Galaxy Help: Operations

Help: Operations

TABLE OF CONTENTS

Union
Intersection
Subtraction
Complement
Restrict region size
Restrict position
Proximity
Clusters
Merge overlapping regions
Join

Union

Collects all regions that appear in any of the given queries. There are two choices for how the union is performed:

Example 1: Return original regions

Query1:  -------       ----
Query2:      ------           -----

Result:  -------       ----
             ------           -----

Example 2: Return merged regions

Query1:  -------       ----
Query2:      ------           -----

Result:  ----------    ----   -----

Intersection

Finds regions that overlap between the given queries. There are three choices for how the intersection is performed:

Example 1: Return whole regions from query 1

Query1:  -------       ----
Query2:      ------           -----

Result:  -------

Example 2: Return whole regions from query 2

Query1:  -------       ----
Query2:      ------           -----

Result:      ------

Example 3: Return only overlapping segments

Query1:  -------       ----
Query2:      ------           -----

Result:      ---

Subtraction

Removes one query's regions from another query. There are two choices for how the subtraction is performed:

Example 1: Remove whole regions from query 1, if they overlap query 2

Query1:  -------       ----
Query2:      ------           -----

Result:                ----

Example 2: Remove only the overlapping segments from query 1

Query1:  -------       ----
Query2:      ------           -----

Result:  ----          ----

Complement

Finds all regions (in the same chromosomes) that are not in the given query.

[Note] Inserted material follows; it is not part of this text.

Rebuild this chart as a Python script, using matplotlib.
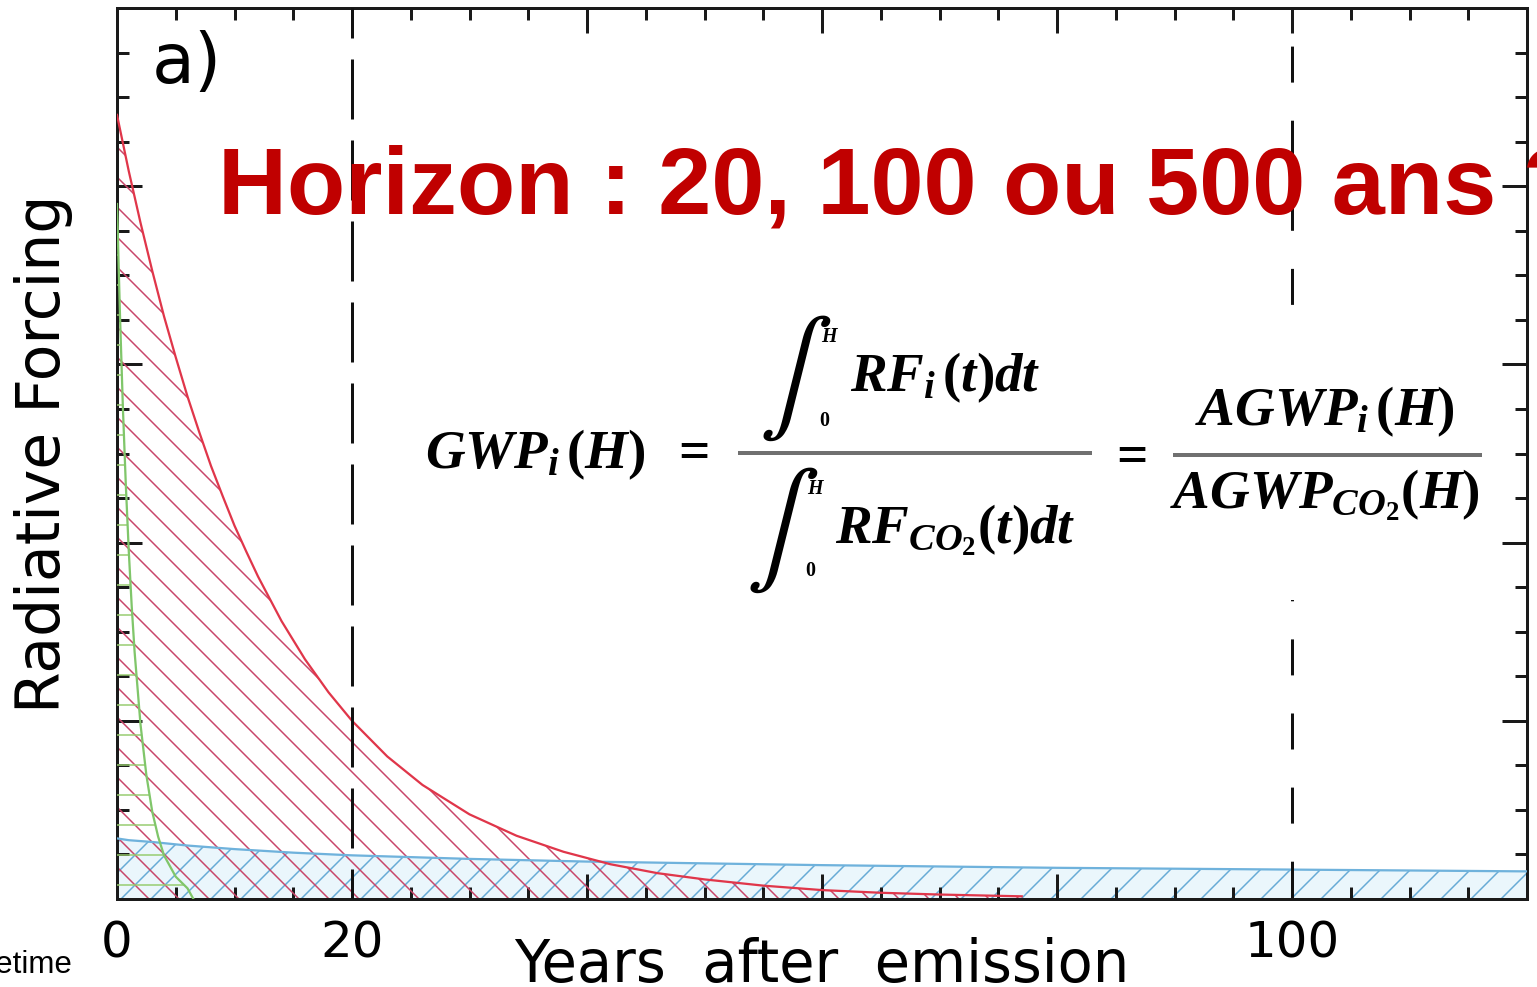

Example: Return regions which are not in query 1

Query1:    --------      ----

Result: <--        ------    --------->

Restrict region size

Filters the given query based on the size of each region.

Example: Return regions from query 1 which have size >=100 bp

Query1:  ----     --------    -------    --
Sizes:   80 bp     160 bp     140 bp     40 bp

Result:           --------    -------

Filters the given query to select only regions that lie in a given area. The area can be specified as an entire chromosome or contig (e.g. "chr11"), or just part of it (e.g. "chr11: 5,203,270 - 5,204,877"). In the latter case, the spaces and commas are optional.

Example: Return regions from query 1 which lie in the specified area A

Query1:  ----     --------    -------    --
Area A:         ------------------

Result:           --------    -------

Proximity

Finds regions in the first query that either (1) lie within a specified distance from some region in the second query, or (2) lie farther than the specified distance from all regions in the second query.

Example 1: Return regions from query 1 that lie within 40 bp of any region in query 2 (each dash and star is 20 bp)

Query1:  ----     -------    -------    --
Query2:          ------              ---

Search:        **********          *******

Result:           -------    -------    --

Example 2: Return regions from query 1 that lie more than 40 bp from all regions in query 2 (each dash and star is 20 bp)

Query1:  ----     -------    -------    --
Query2:          ------              ---

Search:  <*****          **********       ********>

Result:  ----                -------

Clusters

Finds groups of regions from a single query that contain N or more regions within a M bp area. There are two choices for how the clustering is performed:

Example 1: Find clusters of at least 2 regions within 5 bp, and return the individual regions (here each dash and star is 1 bp, to show the sliding search window)

Query1:  ----     -------    -------    --
                     -----

Search:  *****
          *****
              ...
                 *****
                      ...
                         *****
                                ...
                                     *****

Result:           -------    -------
                     -----

Example 2: Find clusters of at least 2 regions within 5 bp, and return the cluster areas (here each dash and star is 1 bp, to show the sliding search window)

Query1:  ----     -------    -------    --
                     -----

Search:  *****
          *****
              ...
                 *****
                      ...
                         *****
                                ...
                                     *****

Result:           ------------------

Merge overlapping regions

Overlapping regions within a single query are consolidated into fewer, larger regions. (This is just like the "merged regions" option for Union.)

Example: Merge overlapping regions in query 1

Query1:  -------       ----
             ------           -----

Result:  ----------    ----   -----

Join

Similar to the operation known in the relational algebra of database systems as a "natural join". Two queries are matched up by region, and the result is a wider table with the data columns from the first query followed by the data columns from the second one. Only rows that match are included in the result.

There are two choices for how the matching is performed: (1) the regions must overlap by at least the specified number of bp, or (2) the endpoints must match exactly.